Gallica face à Google

21 janvier 2010
Article publié dans L'Action Française 2000

La Bibliothèque nationale de France doit-elle collaborer avec Google ? Aperçu des conclusions de la mission Teissier.

La commission sur la numérisation des fonds patrimoniaux des bibliothèques a remis son rapport le 12 janvier. Présidée par Marc Teissier, elle était censée évaluer « la pertinence d'un accord entre la BNF et Google du triple point de vue du partage et du rayonnement des contenus français sur Internet, de l'intérêt économique et financier pour l'État et le contribuable, du message politique à adresser à la communauté internationale ». Une question devenue en partie caduque depuis l'annonce par le président de la République, dans les priorités du "Grand emprunt", d'une enveloppe spécifique pour la numérisation du patrimoine culturel (750 millions d'euros). La mission se félicite d'un changement « considérable » permettant « d'envisager une politique de numérisation [...] à la fois ambitieuse et autonome ».

Le géant américain de l'internet s'est lancé en 2004 dans un projet visant à numériser 15 millions d'ouvrages en dix ans. Le rapport fustige les clauses souscrites par les bibliothèques partenaires, parmi lesquelles figure la bibliothèque municipale de Lyon : « Les accords passés par Google prévoient toujours que les autres moteurs de recherche ne pourront pas accéder aux fichiers numérisés par lui pour les indexer et les référencer. [...] Cela revient [...] à permettre à un acteur [...] de renforcer cette position dominante. [...] La durée des clauses d'exclusivité est également excessive : des durées de plus de vingt ans [...] peuvent aller à l'encontre de la mission d'accès impartie aux bibliothèques. » Cependant, toute forme de partenariat ne serait pas à exclure : « Un accord avec Google [...] pourrait viser, non pas à faire prendre en charge l'effort de numérisation mais à le partager, en échangeant des fichiers de qualité équivalente et de formats compatibles. »

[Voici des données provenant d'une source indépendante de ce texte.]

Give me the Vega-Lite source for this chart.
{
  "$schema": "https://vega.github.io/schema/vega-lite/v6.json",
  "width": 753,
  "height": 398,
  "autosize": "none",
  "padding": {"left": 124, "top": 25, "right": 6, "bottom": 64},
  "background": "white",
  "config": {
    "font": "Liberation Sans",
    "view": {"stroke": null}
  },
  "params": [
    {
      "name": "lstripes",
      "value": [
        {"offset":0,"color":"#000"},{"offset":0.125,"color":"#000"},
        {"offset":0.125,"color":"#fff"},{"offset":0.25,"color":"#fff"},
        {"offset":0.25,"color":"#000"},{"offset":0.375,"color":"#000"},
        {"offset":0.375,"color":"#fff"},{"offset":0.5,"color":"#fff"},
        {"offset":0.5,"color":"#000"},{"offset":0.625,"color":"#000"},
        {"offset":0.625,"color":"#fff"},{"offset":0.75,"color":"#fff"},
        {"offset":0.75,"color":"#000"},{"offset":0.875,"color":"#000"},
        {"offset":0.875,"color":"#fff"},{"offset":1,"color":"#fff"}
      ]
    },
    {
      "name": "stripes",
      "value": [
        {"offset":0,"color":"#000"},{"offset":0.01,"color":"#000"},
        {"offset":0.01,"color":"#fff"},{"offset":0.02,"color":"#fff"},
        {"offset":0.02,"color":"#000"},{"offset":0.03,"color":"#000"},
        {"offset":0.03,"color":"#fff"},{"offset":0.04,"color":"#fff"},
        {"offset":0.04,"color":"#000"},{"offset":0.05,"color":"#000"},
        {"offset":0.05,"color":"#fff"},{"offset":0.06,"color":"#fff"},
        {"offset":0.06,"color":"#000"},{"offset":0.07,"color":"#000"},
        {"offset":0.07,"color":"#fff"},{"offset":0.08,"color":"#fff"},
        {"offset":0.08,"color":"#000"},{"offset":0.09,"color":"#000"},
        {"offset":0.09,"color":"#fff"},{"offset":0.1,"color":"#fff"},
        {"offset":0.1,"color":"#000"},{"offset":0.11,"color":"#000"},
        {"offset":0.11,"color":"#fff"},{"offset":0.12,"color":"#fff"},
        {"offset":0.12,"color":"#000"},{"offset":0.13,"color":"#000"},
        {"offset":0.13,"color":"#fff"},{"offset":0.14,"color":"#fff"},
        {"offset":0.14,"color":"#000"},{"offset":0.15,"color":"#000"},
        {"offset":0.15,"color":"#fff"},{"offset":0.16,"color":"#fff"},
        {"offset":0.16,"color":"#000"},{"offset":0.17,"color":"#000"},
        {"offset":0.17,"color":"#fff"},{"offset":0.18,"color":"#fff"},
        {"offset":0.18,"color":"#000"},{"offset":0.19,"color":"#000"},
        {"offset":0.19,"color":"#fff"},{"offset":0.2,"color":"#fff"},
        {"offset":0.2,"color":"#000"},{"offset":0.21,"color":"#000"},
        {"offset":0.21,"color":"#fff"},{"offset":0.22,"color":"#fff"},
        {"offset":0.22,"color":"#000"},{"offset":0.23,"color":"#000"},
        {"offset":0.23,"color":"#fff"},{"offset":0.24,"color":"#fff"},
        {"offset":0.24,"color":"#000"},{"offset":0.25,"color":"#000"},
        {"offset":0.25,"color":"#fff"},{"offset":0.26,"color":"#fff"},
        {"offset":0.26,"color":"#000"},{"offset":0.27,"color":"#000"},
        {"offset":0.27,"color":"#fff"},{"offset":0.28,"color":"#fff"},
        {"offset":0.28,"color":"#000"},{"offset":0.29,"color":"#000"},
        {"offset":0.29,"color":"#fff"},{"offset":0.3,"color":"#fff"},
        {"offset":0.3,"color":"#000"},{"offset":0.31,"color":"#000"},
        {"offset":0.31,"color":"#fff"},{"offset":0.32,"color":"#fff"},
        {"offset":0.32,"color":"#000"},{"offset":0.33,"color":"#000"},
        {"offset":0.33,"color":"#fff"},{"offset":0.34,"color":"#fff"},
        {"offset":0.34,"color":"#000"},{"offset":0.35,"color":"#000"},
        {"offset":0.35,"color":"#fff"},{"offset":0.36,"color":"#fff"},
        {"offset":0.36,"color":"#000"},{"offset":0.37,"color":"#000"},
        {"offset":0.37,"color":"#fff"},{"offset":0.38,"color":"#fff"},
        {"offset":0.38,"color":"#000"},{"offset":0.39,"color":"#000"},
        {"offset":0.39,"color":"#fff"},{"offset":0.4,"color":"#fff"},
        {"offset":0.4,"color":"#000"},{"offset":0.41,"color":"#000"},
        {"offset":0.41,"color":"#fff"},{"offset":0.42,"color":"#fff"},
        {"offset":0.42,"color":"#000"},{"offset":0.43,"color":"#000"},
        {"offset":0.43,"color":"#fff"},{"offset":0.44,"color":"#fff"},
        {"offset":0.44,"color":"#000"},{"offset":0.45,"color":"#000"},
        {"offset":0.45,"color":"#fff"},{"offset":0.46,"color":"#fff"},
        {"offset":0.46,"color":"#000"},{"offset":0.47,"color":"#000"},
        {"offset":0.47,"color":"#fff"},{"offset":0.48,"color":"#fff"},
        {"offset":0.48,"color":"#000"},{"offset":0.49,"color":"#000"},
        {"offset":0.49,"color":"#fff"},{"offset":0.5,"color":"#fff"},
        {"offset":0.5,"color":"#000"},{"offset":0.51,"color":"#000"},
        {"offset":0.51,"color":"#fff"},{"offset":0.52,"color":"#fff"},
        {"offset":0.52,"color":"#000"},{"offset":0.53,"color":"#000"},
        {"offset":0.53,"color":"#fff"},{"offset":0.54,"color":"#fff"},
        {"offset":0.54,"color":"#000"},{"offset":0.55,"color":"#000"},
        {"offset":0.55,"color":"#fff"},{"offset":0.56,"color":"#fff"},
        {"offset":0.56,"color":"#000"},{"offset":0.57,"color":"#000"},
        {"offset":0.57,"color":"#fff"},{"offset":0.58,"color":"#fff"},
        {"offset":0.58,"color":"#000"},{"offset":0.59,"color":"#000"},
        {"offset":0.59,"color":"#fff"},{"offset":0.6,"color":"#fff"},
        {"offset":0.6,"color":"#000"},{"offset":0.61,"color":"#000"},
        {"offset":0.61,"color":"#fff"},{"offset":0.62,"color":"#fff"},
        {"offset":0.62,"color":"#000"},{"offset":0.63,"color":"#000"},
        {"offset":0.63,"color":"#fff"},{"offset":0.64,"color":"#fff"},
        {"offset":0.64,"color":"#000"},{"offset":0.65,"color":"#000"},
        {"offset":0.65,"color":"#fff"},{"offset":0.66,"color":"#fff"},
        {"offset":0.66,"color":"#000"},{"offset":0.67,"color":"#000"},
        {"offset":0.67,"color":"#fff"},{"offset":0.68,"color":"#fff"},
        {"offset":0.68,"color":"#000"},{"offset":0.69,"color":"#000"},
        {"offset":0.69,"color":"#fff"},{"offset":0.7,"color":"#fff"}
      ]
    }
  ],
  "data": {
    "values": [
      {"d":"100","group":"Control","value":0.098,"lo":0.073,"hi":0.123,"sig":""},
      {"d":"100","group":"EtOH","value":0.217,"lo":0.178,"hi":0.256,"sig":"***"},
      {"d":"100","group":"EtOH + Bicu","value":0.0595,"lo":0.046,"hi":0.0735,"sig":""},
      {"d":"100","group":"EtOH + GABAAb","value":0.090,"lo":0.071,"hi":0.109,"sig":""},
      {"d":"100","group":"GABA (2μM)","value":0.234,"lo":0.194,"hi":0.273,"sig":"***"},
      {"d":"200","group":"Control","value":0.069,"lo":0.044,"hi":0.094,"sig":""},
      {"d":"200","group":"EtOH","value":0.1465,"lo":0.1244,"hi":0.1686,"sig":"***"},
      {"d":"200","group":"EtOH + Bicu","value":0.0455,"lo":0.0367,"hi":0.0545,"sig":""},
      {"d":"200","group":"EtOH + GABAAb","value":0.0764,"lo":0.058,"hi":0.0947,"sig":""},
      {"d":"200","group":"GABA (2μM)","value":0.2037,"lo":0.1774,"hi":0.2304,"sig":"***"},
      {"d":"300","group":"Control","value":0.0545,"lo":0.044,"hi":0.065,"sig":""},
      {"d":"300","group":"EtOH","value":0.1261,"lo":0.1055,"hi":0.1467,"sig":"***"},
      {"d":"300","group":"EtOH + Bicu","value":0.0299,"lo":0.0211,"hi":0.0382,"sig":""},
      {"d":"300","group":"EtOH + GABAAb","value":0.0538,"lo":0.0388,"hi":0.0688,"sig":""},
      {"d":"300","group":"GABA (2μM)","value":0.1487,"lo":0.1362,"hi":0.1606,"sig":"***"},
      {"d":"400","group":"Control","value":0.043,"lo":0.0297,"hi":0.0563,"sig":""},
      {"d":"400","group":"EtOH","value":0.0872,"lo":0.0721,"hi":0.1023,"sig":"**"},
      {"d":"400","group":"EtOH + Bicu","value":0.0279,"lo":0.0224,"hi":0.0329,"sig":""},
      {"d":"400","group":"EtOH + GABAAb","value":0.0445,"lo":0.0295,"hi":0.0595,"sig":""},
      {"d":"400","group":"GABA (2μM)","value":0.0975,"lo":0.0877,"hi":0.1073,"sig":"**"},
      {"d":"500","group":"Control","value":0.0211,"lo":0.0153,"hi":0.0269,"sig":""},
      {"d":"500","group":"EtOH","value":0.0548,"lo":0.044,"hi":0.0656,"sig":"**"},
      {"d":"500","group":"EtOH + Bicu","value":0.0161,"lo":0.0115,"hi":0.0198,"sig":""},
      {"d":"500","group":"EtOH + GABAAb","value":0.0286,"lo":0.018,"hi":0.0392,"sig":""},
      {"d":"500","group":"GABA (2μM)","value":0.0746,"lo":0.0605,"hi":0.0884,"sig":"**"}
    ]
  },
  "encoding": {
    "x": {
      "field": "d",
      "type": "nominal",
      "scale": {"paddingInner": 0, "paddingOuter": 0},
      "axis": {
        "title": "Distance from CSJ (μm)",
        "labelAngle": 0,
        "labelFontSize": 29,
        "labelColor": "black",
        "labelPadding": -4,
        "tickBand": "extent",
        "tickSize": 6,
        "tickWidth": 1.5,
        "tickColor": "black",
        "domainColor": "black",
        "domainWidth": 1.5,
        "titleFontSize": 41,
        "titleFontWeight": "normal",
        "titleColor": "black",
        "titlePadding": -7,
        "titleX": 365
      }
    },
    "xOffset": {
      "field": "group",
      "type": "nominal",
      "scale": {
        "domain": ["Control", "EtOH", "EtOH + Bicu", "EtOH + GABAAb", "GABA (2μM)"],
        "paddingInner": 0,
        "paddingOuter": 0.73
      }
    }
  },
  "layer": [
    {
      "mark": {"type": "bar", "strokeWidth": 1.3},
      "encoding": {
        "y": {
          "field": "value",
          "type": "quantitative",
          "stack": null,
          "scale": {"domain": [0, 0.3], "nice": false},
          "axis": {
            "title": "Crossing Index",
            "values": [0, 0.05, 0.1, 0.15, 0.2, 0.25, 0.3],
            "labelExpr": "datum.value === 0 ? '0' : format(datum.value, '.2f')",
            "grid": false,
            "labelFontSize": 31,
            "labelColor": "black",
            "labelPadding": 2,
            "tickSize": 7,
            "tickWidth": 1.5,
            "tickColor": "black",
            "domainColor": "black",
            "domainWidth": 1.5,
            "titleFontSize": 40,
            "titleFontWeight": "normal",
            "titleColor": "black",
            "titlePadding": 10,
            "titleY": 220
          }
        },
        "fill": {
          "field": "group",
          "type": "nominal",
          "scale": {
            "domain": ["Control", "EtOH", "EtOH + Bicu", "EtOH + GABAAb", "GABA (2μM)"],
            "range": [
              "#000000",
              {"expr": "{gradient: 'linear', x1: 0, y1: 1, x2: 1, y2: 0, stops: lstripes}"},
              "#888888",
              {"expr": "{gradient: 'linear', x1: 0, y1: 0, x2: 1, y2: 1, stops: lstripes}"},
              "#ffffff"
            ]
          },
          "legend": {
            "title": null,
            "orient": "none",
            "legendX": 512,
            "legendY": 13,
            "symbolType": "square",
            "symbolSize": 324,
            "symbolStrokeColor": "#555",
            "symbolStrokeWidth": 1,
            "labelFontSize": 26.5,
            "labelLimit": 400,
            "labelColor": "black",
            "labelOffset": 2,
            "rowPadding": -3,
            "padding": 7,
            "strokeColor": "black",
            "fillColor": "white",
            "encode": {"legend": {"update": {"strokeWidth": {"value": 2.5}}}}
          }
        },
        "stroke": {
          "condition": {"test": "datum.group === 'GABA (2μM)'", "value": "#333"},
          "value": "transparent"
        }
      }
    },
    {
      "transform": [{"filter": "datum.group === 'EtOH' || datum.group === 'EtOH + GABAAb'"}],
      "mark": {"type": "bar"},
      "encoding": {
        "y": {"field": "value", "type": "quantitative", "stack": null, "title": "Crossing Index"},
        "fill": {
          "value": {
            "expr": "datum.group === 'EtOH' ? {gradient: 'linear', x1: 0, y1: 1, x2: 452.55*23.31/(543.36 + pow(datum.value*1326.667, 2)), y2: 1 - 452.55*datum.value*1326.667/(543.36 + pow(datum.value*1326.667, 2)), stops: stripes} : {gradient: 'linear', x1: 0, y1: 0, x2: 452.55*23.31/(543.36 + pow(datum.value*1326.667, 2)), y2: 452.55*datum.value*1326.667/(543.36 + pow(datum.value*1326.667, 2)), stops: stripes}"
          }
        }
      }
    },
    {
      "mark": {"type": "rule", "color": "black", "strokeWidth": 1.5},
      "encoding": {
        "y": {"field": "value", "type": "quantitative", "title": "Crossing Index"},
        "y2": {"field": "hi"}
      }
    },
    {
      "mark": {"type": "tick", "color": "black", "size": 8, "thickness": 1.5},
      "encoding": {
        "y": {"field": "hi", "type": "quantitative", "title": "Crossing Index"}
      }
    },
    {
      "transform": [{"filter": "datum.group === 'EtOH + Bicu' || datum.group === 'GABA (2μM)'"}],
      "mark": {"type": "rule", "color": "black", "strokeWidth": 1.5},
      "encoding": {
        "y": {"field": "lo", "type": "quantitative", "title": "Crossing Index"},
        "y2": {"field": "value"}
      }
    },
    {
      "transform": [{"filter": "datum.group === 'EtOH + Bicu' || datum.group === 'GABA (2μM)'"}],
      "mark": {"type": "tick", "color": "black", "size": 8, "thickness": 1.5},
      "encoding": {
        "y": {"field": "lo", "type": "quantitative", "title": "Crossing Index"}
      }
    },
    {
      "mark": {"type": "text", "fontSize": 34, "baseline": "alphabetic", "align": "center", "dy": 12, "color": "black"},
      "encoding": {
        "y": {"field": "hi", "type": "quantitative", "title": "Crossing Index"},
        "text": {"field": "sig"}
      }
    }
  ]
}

Deux objectifs généraux sont définis : d'une part, « éviter le risque d'une segmentation du patrimoine, en se donnant l'ambition d'une numérisation exhaustive, ou en tout cas la plus large possible  » ; d'autre part, réaffirmer « la place du patrimoine français écrit sur l'internet », qui « est aujourd'hui principalement visible via Google Livres, grâce aux fonds francophones numérisés des bibliothèques étrangères, qui ne sont pas complets ».

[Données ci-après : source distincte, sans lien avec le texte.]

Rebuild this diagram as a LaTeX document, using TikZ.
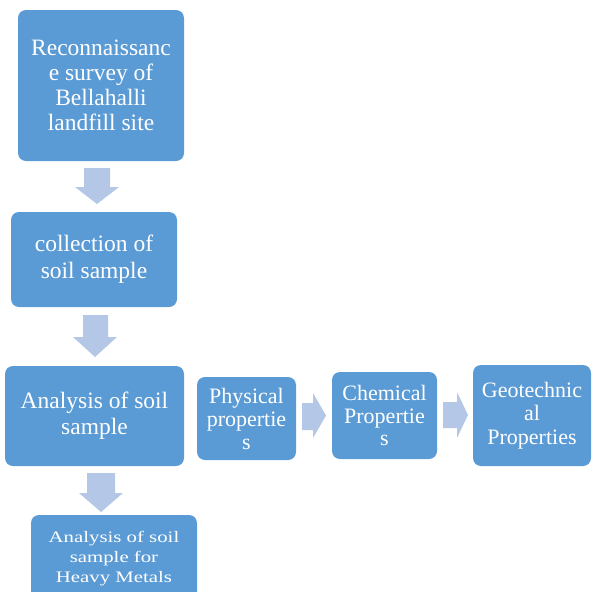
\documentclass[tikz,border=0pt]{standalone}
\usepackage{fontspec}
\setmainfont{Liberation Serif}
\definecolor{boxblue}{HTML}{5B9BD5}
\definecolor{arrowblue}{HTML}{B4C7E7}
\begin{document}
\begin{tikzpicture}[x=1pt,y=-1pt,
  box/.style={draw=none,text=white,align=center,inner sep=0pt},
  blockarrow/.style={fill=arrowblue,draw=none}]
\useasboundingbox (0,0) rectangle (592,592);
\clip (0,0) rectangle (592,592);
% boxes
\fill[boxblue,rounded corners=8pt] (18,10) rectangle (184,161);
\node[box,font=\fontsize{23.5}{25}\selectfont] (recon) at (101,85.5) {Reconnaissanc\\e survey of\\Bellahalli\\landfill site};
\fill[boxblue,rounded corners=8pt] (11,212) rectangle (177,307);
\node[box,font=\fontsize{23.5}{27}\selectfont] (coll) at (94,259.5) {collection of\\soil sample};
\fill[boxblue,rounded corners=8pt] (5,366) rectangle (184,466);
\node[box,font=\fontsize{23.5}{26}\selectfont] (anal) at (94.5,416) {Analysis of soil\\sample};
\fill[boxblue,rounded corners=8pt] (197,377) rectangle (296,460);
\node[box,font=\fontsize{22}{23}\selectfont] (phys) at (246.5,418.5) {Physical\\propertie\\s};
\fill[boxblue,rounded corners=8pt] (332,372) rectangle (437,459);
\node[box,font=\fontsize{22}{22.5}\selectfont] (chem) at (384.5,415.5) {Chemical\\Propertie\\s};
\fill[boxblue,rounded corners=8pt] (473,365) rectangle (591,466);
\node[box,font=\fontsize{22}{23.5}\selectfont] (geo) at (532,415.5) {Geotechnic\\al\\Properties};
\fill[boxblue,rounded corners=8pt] (31,515) rectangle (197,620);
\node[box] (heavy) at (114,558) {\scalebox{1.3}[1]{\fontsize{16}{20}\selectfont\begin{tabular}{@{}c@{}}Analysis of soil\\sample for\\Heavy Metals\end{tabular}}};
% block arrows
\fill[blockarrow] (84,168) -- (110,168) -- (110,187) -- (119,187) -- (97,204) -- (75,187) -- (84,187) -- cycle;
\fill[blockarrow] (83,315) -- (108,315) -- (108,337) -- (117,337) -- (95,357) -- (73,337) -- (83,337) -- cycle;
\fill[blockarrow] (87,473) -- (115,473) -- (115,493) -- (123,493) -- (101,512) -- (79,493) -- (87,493) -- cycle;
\fill[blockarrow] (302,403) -- (313,403) -- (313,393) -- (326,415.5) -- (313,438) -- (313,430) -- (302,430) -- cycle;
\fill[blockarrow] (443,402) -- (457,402) -- (457,392) -- (468,415) -- (457,438) -- (457,428) -- (443,428) -- cycle;
\end{tikzpicture}
\end{document}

La bibliothèque numérique Gallica, développée jusqu'à maintenant par la BNF, serait l'instrument naturel de cette politique. Forte d'une autonomie renforcée, elle pourrait réunir « les bibliothèques publiques patrimoniales et les éditeurs, dans une logique de partenariat public-privé » et proposer un accès « à tout le patrimoine écrit, via une plate-forme coopérative respectueuse des droits des différents partenaires, les conditions d'accès étant adaptées au statut de chaque œuvre ».

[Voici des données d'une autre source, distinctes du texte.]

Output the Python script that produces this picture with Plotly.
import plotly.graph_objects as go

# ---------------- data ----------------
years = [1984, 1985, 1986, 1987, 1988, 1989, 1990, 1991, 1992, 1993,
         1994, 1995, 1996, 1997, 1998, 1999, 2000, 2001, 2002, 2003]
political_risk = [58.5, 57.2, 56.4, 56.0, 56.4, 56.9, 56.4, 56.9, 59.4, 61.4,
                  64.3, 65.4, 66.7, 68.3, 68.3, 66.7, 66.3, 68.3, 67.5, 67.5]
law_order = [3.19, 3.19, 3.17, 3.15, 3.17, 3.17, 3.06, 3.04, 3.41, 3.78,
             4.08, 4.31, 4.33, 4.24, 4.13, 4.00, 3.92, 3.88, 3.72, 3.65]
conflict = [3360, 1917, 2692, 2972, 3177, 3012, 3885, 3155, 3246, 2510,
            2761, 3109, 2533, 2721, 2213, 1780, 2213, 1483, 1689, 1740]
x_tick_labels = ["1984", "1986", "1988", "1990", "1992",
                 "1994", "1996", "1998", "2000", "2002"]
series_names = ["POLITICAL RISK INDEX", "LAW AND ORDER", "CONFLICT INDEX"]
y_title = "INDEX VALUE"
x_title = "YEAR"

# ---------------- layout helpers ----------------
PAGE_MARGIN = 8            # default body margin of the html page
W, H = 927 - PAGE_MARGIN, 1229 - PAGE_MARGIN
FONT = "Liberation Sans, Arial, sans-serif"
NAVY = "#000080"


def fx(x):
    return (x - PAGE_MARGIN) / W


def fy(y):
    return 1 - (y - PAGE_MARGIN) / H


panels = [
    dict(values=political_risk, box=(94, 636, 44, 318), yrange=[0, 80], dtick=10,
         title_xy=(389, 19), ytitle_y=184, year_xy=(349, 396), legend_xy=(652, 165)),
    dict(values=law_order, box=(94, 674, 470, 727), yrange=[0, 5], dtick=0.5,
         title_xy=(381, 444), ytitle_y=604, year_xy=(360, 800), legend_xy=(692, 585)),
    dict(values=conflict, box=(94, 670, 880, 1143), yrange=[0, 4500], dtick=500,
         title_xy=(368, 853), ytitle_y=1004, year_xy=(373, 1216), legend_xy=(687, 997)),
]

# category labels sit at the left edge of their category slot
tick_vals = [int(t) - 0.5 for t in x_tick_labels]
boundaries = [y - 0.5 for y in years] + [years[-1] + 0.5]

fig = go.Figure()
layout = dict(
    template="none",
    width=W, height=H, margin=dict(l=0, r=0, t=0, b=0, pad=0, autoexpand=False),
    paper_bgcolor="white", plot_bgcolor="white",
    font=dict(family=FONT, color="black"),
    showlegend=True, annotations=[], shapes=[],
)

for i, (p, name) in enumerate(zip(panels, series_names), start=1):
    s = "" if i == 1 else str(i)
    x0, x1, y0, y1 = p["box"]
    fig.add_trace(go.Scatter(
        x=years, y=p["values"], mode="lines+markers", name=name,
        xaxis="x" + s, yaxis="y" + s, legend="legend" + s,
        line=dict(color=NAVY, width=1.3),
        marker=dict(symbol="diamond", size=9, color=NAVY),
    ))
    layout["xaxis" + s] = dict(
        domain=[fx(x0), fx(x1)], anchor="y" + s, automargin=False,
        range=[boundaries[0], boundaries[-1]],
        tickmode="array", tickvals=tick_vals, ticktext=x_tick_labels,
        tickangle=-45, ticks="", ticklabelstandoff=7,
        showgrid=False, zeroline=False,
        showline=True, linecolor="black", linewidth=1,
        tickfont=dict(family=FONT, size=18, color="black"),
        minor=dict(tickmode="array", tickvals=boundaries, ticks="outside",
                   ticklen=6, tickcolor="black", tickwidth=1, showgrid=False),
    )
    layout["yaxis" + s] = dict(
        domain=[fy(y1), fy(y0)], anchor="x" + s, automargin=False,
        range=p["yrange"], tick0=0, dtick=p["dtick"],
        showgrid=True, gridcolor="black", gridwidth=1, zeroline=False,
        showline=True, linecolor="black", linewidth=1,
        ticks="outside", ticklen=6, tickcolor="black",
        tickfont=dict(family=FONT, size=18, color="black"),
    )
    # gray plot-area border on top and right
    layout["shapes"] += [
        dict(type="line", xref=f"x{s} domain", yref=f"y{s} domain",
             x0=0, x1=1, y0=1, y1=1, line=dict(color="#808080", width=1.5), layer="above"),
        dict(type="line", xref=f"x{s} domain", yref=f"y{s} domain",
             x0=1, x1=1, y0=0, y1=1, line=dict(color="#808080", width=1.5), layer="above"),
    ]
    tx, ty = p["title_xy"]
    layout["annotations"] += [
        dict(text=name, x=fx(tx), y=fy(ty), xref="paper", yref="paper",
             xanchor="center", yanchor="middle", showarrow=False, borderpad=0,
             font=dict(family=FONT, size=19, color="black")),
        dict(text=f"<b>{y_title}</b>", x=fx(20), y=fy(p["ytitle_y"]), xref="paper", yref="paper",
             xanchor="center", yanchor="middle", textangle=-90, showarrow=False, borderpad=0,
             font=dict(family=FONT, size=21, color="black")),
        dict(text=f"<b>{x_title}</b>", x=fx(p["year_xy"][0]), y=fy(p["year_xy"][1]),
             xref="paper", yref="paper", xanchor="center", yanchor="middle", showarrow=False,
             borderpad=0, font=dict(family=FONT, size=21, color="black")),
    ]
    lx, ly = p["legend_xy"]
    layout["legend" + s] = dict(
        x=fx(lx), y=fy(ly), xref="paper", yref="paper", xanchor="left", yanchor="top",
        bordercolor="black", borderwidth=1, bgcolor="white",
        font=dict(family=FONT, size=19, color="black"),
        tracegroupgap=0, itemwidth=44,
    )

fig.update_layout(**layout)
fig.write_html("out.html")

Le rapport promeut « la relance d'une impulsion européenne, tant en direction des autres bibliothèques européennes que du portail Europeana ». En revanche, ses auteurs  ne semblent pas avoir examiné l'opportunité d'une coopération dans le cadre de la francophonie.

Leurs conclusions ont été accueillies avec bienveillance par le ministre de la Culture, tout disposé à "rebooster" Gallica. Lequel gagnerait d'abord à être mieux connu. Comme le souligne la mission, « les efforts de numérisation doivent s'accompagner d'une volonté de conquête de visibilité sur le web ».